The old depot announced its presence when the property was sold by family members of the railroad employee who in the 1960s had loaded it onto a flatbed car, carted it away, and built a barn-like structure to hide it from tax assessors. The new owners, priests at the Ashland Zen Center, discovered the depot as they began to clear the property. 

A city employee who serves on the Ashland Historic Commission said she had ridden past the house for years and had no clue what was behind the walls.

Damian was nonplussed. 

Back in the car, as I buckled Damian into his car seat, he said quietly, “I want to stay and wait for a train to come.” 

In July of 1955, when I was eight, my family boarded the California Zephyr from Chicago to Los Angeles.
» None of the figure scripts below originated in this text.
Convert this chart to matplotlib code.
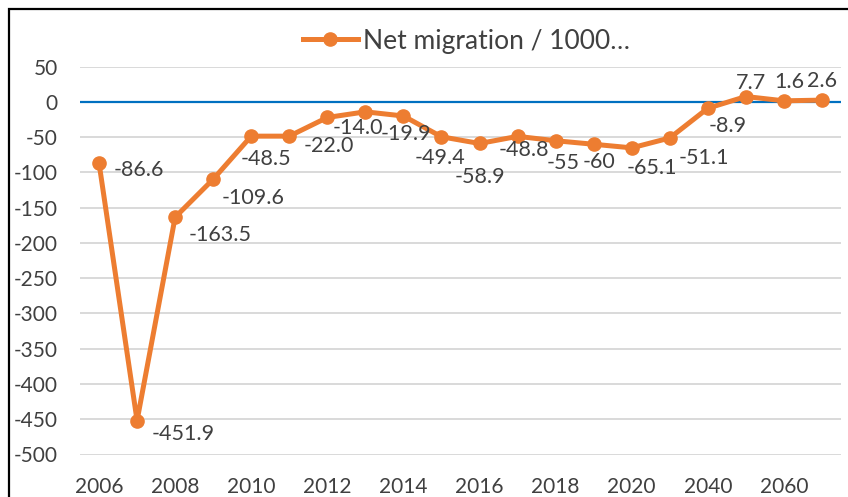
import matplotlib
matplotlib.use("Agg")
import matplotlib.pyplot as plt
from matplotlib.patches import Rectangle

# data
years = ["2006", "2007", "2008", "2009", "2010", "2011", "2012", "2013", "2014",
         "2015", "2016", "2017", "2018", "2019", "2020", "2030", "2040", "2050",
         "2060", "2070"]
net_migration = [-86.6, -451.9, -163.5, -109.6, -48.5, -48.5, -22.0, -14.0, -19.9,
                 -49.4, -58.9, -48.8, -55, -60, -65.1, -51.1, -8.9, 7.7, 1.6, 2.6]
# the 2010 and 2011 labels sit on top of each other in the original, one shows
value_labels = ["-86.6", "-451.9", "-163.5", "-109.6", "-48.5", "", "-22.0",
                "-14.0", "-19.9", "-49.4", "-58.9", "-48.8", "-55", "-60", "-65.1",
                "-51.1", "-8.9", "7.7", "1.6", "2.6"]
series_name = "Net migration / 1000\u2026"
y_ticks = [50, 0, -50, -100, -150, -200, -250, -300, -350, -400, -450, -500]

# label offsets in pixels (dx, dy) from the marker, dy positive = down
label_offsets = [(40, 7), (46, 13), (45, 18), (40, 19), (15, 23), (-23, 23),
                 (1, 29), (-7, 16), (3, 18), (-1, 21), (0, 34), (6, 14),
                 (8, 22), (5, 18), (20, 20), (34, 20), (20, 18), (5, -14),
                 (5, -19), (0, -19)]

orange = "#ED7D31"
text_col = "#404040"
plt.rcParams["font.family"] = ["Lato", "DejaVu Sans"]

fig = plt.figure(figsize=(8.48, 4.97), dpi=100)
ax = fig.add_axes([80 / 848, 1 - 454.5 / 497, 761 / 848, 387.8 / 497])

x = list(range(len(years)))
line, = ax.plot(x, net_migration, color=orange, lw=3.6, marker="o", ms=9.5,
                solid_joinstyle="round", zorder=3, label=series_name)

for xi, yi, lab, (dx, dy) in zip(x, net_migration, value_labels, label_offsets):
    if lab:
        ax.annotate(lab, (xi, yi), xytext=(dx, -dy), textcoords="offset pixels",
                    ha="center", va="center", fontsize=15.5, color=text_col, zorder=4)

ax.set_xlim(-0.5, len(years) - 0.5)
ax.set_ylim(-500, 50)
ax.set_yticks(y_ticks)
ax.set_yticklabels([str(v) for v in y_ticks])
ax.set_xticks(x[::2])
ax.set_xticklabels(years[::2])
ax.tick_params(length=0, labelsize=15, labelcolor=text_col)
ax.tick_params(axis="y", pad=16)
ax.tick_params(axis="x", pad=16)
ax.grid(axis="y", color="#D9D9D9", lw=1.4)
ax.set_axisbelow(True)
for s in ax.spines.values():
    s.set_visible(False)
ax.axhline(0, color="#0070C0", lw=1.6, zorder=2)

fig.legend(handles=[line], loc="center", bbox_to_anchor=(466.5 / 848, 1 - 41 / 497),
           frameon=False, fontsize=19, labelcolor=text_col, handlelength=2.1,
           handletextpad=0.2, borderpad=0, borderaxespad=0, numpoints=1)

# outer chart border (only left and top visible in the crop)
fig.patches.append(Rectangle((9 / 848, -0.1), 1.2, 1.1 - 9 / 497,
                             transform=fig.transFigure, fill=False,
                             edgecolor="black", lw=1.6))

fig.savefig("out.png", dpi=100)
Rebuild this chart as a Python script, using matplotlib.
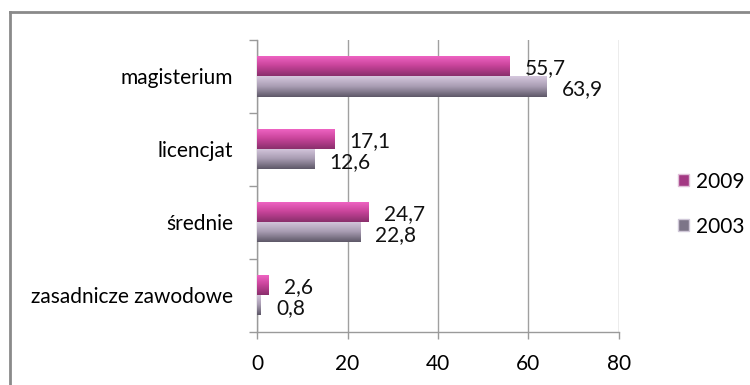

Seventy years earlier, my grandfather had boarded a transcontinental train with his family from Derby, Connecticut to Redlands, California seeking to trade the hard life and tuberculosis that stalked them in Connecticut for an orange grove in California. 

A shining wonder, launched in 1949 and retired in 1970, the California Zephyr sported vista dome cars, a dining car with white table cloths, sleeping compartments with bunk beds and curtains, and more.

I remember the clickety-clack of train wheels as I fell asleep, stretching my legs in old train stations from Omaha to Denver, waking up at daybreak in Salt Lake City as giant hoses sprayed miles of dust off our train, the once-in-a-lifetime views of the Colorado Rockies as we wound through Glenwood Canyon.

I never felt as privileged or awestruck by America as I did that week.

Like Damian, as we left Ashland’s abandoned tracks, I imagined a steam engine pulling into the train depot after a harrowing climb across the Siskiyous, passengers flocking to the five-cent cups of fresh cider or to nearby mineral baths, the hopes and possibilities that filled the air.

Like so many golden ages, you never knew it was one until it’s passed.